Regular readers will recall that I entered a Secret Seed Society writing competition not so long ago, with not one but two entries. Sadly, I didn't win with either entry, however, the CEO - one Peter Parsnip - did write me a lovely comment.
It was Peter's lovely comment that made me think it would be worth while entering the SSS's latest writing competition. To write a 12 chapter, 700 word piece about a personified onion.
Without further ado, here's my entry....I can almost smell the £700 prize money.
Ollie Onion’s Peculiar Pickle
Ollie Onion loved living in Seed City. There was something magical about the town. He wasn’t sure he could put his finger on what it was, the beautiful parks and gardens, the theatre district and buzzing nightlife or maybe the sheer diversity of personified vegetables. You didn’t find any these things back in Onionton.
The only drawback of living in such an amazing place was the fact that so many other vegetables were of the same opinion. The feeling of claustrophobia was quite intense for a young onion like Ollie, the trains and the streets were teaming with vegetables, all pushing and pulling, competing for air and competing for jobs.
Yes it was true, finding work in Seed City was quite a challenge. It wasn’t like being up in Onionton, where a young onion could live at home with his parents until it was time for the Market. No, in Seed City finding gainful employment could be extremely difficult, particularly in a recession. Making matters worse, the rents were sky high.
Ollie Onion had run out of his savings long ago, indeed he was heading rapidly towards his over draught limit. The rent was due and there was the very real possibility that he would be cast into the streets, worse still he might have to return to Onionton and face the mockery of his peers.
Ollie had attended countless job interviews with little success. He’d left school with no qualifications and was caught in the Catch 22 situation of having no experience, unable to get a job to take him on and give him experience he required. He was, therefore, excited and worried at the prospect of his latest opportunity, an interview that very morning.
He had risen early and ironed his one good shirt. After breakfast Ollie was ready for the world. But he’d forgotten to shave, so ran to the bathroom and lathered up his face. Quickly and inexpertly he pulled the razor this way and that, alas in his haste his aim was off and he cut himself several times.

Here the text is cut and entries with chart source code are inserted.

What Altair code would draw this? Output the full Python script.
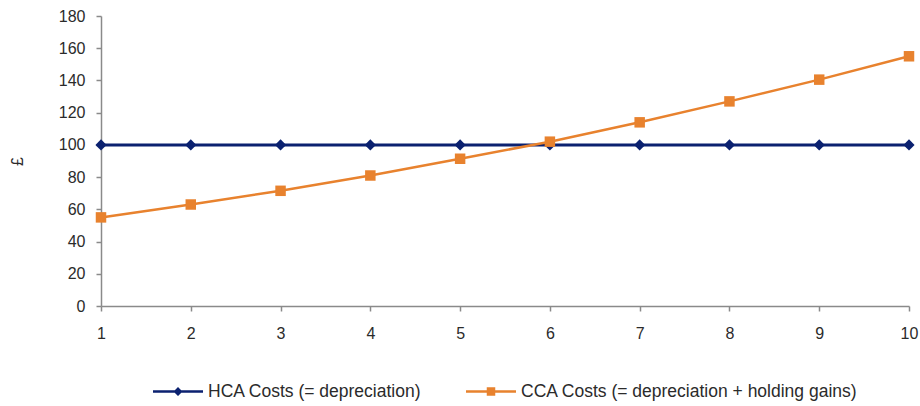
import altair as alt
import pandas as pd

# Years along the horizontal axis
years = [1, 2, 3, 4, 5, 6, 7, 8, 9, 10]

# Historical cost accounting: depreciation only (flat)
hca_costs = [100, 100, 100, 100, 100, 100, 100, 100, 100, 100]

# Current cost accounting: depreciation plus holding gains
cca_costs = [55, 63, 71.5, 81, 91.4, 102, 114, 127, 140.5, 155]

y_ticks = [0, 20, 40, 60, 80, 100, 120, 140, 160, 180]

HCA_LABEL = "HCA Costs (= depreciation)"
CCA_LABEL = "CCA Costs (= depreciation + holding gains)"

NAVY = "#0b2170"
ORANGE = "#e8822e"
FONT = "Liberation Sans"
TEXT = "#2b2b2b"
AXIS_GREY = "#8a8a8a"

hca_df = pd.DataFrame({"year": years, "cost": hca_costs, "series": HCA_LABEL})
cca_df = pd.DataFrame({"year": years, "cost": cca_costs, "series": CCA_LABEL})

x_enc = alt.X(
    "year:Q",
    scale=alt.Scale(domain=[1, 10], nice=False, zero=False),
    axis=alt.Axis(
        values=years, format="d", title=None, grid=False,
        tickSize=5, labelPadding=14, labelFlush=False,
    ),
)
y_enc = alt.Y(
    "cost:Q",
    scale=alt.Scale(domain=[0, 180], nice=False),
    axis=alt.Axis(
        values=y_ticks, title="£", grid=False,
        tickSize=5, labelPadding=11, labelFlush=False,
        titleAngle=-90, titleX=-84, titleY=145,
        titleAlign="center", titleBaseline="middle",
        titleFontWeight="normal", titleFontSize=16,
    ),
)

# Legend swatches: a short bar with the series marker in the middle
HCA_SYMBOL = "M-1,-0.05H1V0.05H-1Z M-0.18,0L0,-0.18L0.18,0L0,0.18Z"
CCA_SYMBOL = "M-1,-0.05H1V0.05H-1Z M-0.17,-0.17H0.17V0.17H-0.17Z"


def legend(symbol, x):
    return alt.Legend(
        title=None, orient="none", legendX=x, legendY=350.5,
        symbolType=symbol, symbolSize=2500, symbolStrokeWidth=0,
        symbolOpacity=1, labelOffset=5, labelLimit=600,
        labelFont=FONT, labelFontSize=17.5, labelColor=TEXT, padding=0,
    )


hca_line = alt.Chart(hca_df).mark_line(color=NAVY, strokeWidth=3).encode(x=x_enc, y=y_enc)
hca_pts = alt.Chart(hca_df).mark_point(
    shape="diamond", filled=True, size=125, opacity=1
).encode(
    x=x_enc, y=y_enc,
    color=alt.Color("series:N", scale=alt.Scale(domain=[HCA_LABEL], range=[NAVY]),
                    legend=legend(HCA_SYMBOL, 52)),
)

cca_line = alt.Chart(cca_df).mark_line(color=ORANGE, strokeWidth=2.5).encode(x=x_enc, y=y_enc)
cca_pts = alt.Chart(cca_df).mark_point(
    shape="square", filled=True, size=110, opacity=1
).encode(
    x=x_enc, y=y_enc,
    color=alt.Color("series:N", scale=alt.Scale(domain=[CCA_LABEL], range=[ORANGE]),
                    legend=legend(CCA_SYMBOL, 365)),
)

chart = (
    alt.layer(hca_line, hca_pts, cca_line, cca_pts)
    .resolve_scale(color="independent")
    .properties(
        width=808, height=290,
        autosize=alt.AutoSizeParams(type="none"),
        padding={"left": 101, "top": 16, "right": 11, "bottom": 100},
        background="white",
    )
    .configure_view(stroke=None)
    .configure_axis(
        domainColor=AXIS_GREY, tickColor=AXIS_GREY, domainWidth=1.5, tickWidth=1.5,
        labelFont=FONT, labelFontSize=16, labelColor=TEXT,
        titleFont=FONT, titleColor=TEXT,
    )
)

chart.save("out.html", embed_options={"renderer": "svg", "actions": False})
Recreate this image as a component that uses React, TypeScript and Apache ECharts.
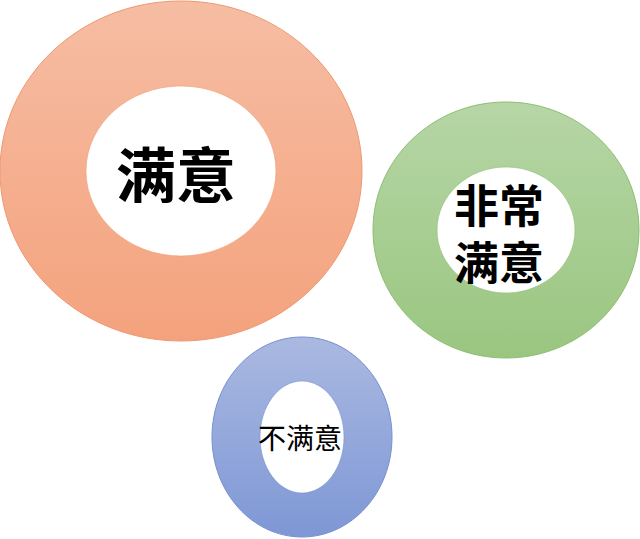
import React, { useEffect, useRef } from 'react';
import * as echarts from 'echarts';

// one entry per ring
const labels = [['满意'], ['非常', '满意'], ['不满意']];
const centerX = [181, 506, 302];
const centerY = [171, 230, 437];
const outerRX = [181, 133, 90];
const outerRY = [170, 128, 100];
const innerRX = [95, 69, 42];
const innerRY = [85, 63, 56];

const topColors = ['#F6BDA3', '#B6D6A6', '#AAB9E1'];
const bottomColors = ['#F4A27D', '#9AC680', '#7E97D5'];
const edgeColors = ['#EE9870', '#8DBE72', '#7690CF'];
const fontSizes = [60, 45, 28];
const fontWeights = ['bold', 'bold', 'normal'];
const lineGap = [0, 57, 0];
const textDX = [-5, -7, -2];
const textDY = [0, 2, 0];

const App: React.FC = () => {
  const chartRef = useRef<HTMLDivElement>(null);

  useEffect(() => {
    document.body.style.margin = '0';
    if (!chartRef.current) return;
    const chart = echarts.init(chartRef.current, undefined, { renderer: 'svg' });

    const data = labels.map((_, i) => [
      centerX[i],
      centerY[i],
      outerRX[i],
      outerRY[i],
      innerRX[i],
      innerRY[i],
    ]);

    chart.setOption({
      animation: false,
      grid: { left: 0, right: 0, top: 0, bottom: 0 },
      xAxis: { type: 'value', min: 0, max: 640, show: false },
      yAxis: { type: 'value', min: 0, max: 539, inverse: true, show: false },
      series: [
        {
          type: 'custom',
          coordinateSystem: 'cartesian2d',
          data,
          renderItem: (params: any, api: any) => {
            const i = params.dataIndex;
            const c = api.coord([api.value(0), api.value(1)]);
            const o = api.size([api.value(2), api.value(3)]);
            const n = api.size([api.value(4), api.value(5)]);
            const lines = labels[i];
            const texts = lines.map((line, k) => ({
              type: 'text',
              x: c[0] + textDX[i],
              y: c[1] + textDY[i] + (k - (lines.length - 1) / 2) * lineGap[i],
              style: {
                text: line,
                fill: '#000000',
                font: `${fontWeights[i]} ${fontSizes[i]}px "Noto Sans CJK SC"`,
                align: 'center',
                verticalAlign: 'middle',
              },
            }));
            return {
              type: 'group',
              children: [
                {
                  type: 'ellipse',
                  shape: { cx: c[0], cy: c[1], rx: o[0], ry: o[1] },
                  style: {
                    fill: new echarts.graphic.LinearGradient(0, 0, 0, 1, [
                      { offset: 0, color: topColors[i] },
                      { offset: 1, color: bottomColors[i] },
                    ]),
                    stroke: edgeColors[i],
                    lineWidth: 1,
                  },
                },
                {
                  type: 'ellipse',
                  shape: { cx: c[0], cy: c[1], rx: n[0], ry: n[1] },
                  style: { fill: '#ffffff', stroke: edgeColors[i], lineWidth: 0.6 },
                },
                ...texts,
              ],
            };
          },
        },
      ],
    });

    return () => {
      chart.dispose();
    };
  }, []);

  return <div ref={chartRef} style={{ width: '640px', height: '539px' }} />;
};

export default App;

He didn’t have time to stem the bleeding as he was now running late. So he ran to the station, upon arriving he found the ticket queue was massive, then one by one the vegetables in front of him started to buckle and wheel away in tears, Ollie was at the front in no time.
It was same story on the train. Ordinarily at rush hour, Ollie would have to wait for several trains to come and go before being able to board one. Not so this morning, the other vegetables on the platform were forced into giving Ollie a wide berth, his freshly sliced flesh causing all about him to run for cover.
Thanks to the nicks on his face, Ollie made it to his interview in the nick of time. He was understandably nervous about the impeding interview. “Ahh, good morning Mr Onion, thankyou…ohh, excuse me I feel a tear in my eye, thank you for coming in, oh dear boo-hoo, sniffle, snort, I’m afraid I need to have a cry.”
Ollie stood up and made to go for the door. “Ooh, sit down my boy, sniffle sob, don’t you realise what this means?” Ollie looked on non-plussed. “I’m Lord Alan Sugarbeat, TV entrepreneur and government enterprise tsar. I haven’t cried for 50 years. These tears will do my reputation the power of good, vegetables everywhere will now think I have a heart. You’re hired!”
Without a second thought Ollie seized upon the contract hastily cobbled together by Lord Alan’s legal team and signed on the dotted line. He was now an employee of Sugarbeat Enterprises. It only upon closer inspection of the contract that Ollie realised exactly what would be required of him.
From that day forth Ollie Onion would have to shadow Lord Alan wherever he went. Self-harming on cue to engender tears of sorrow in the face of his employer as he ruthlessly fired his way through the workforce of whichever failing business he happened to be presiding.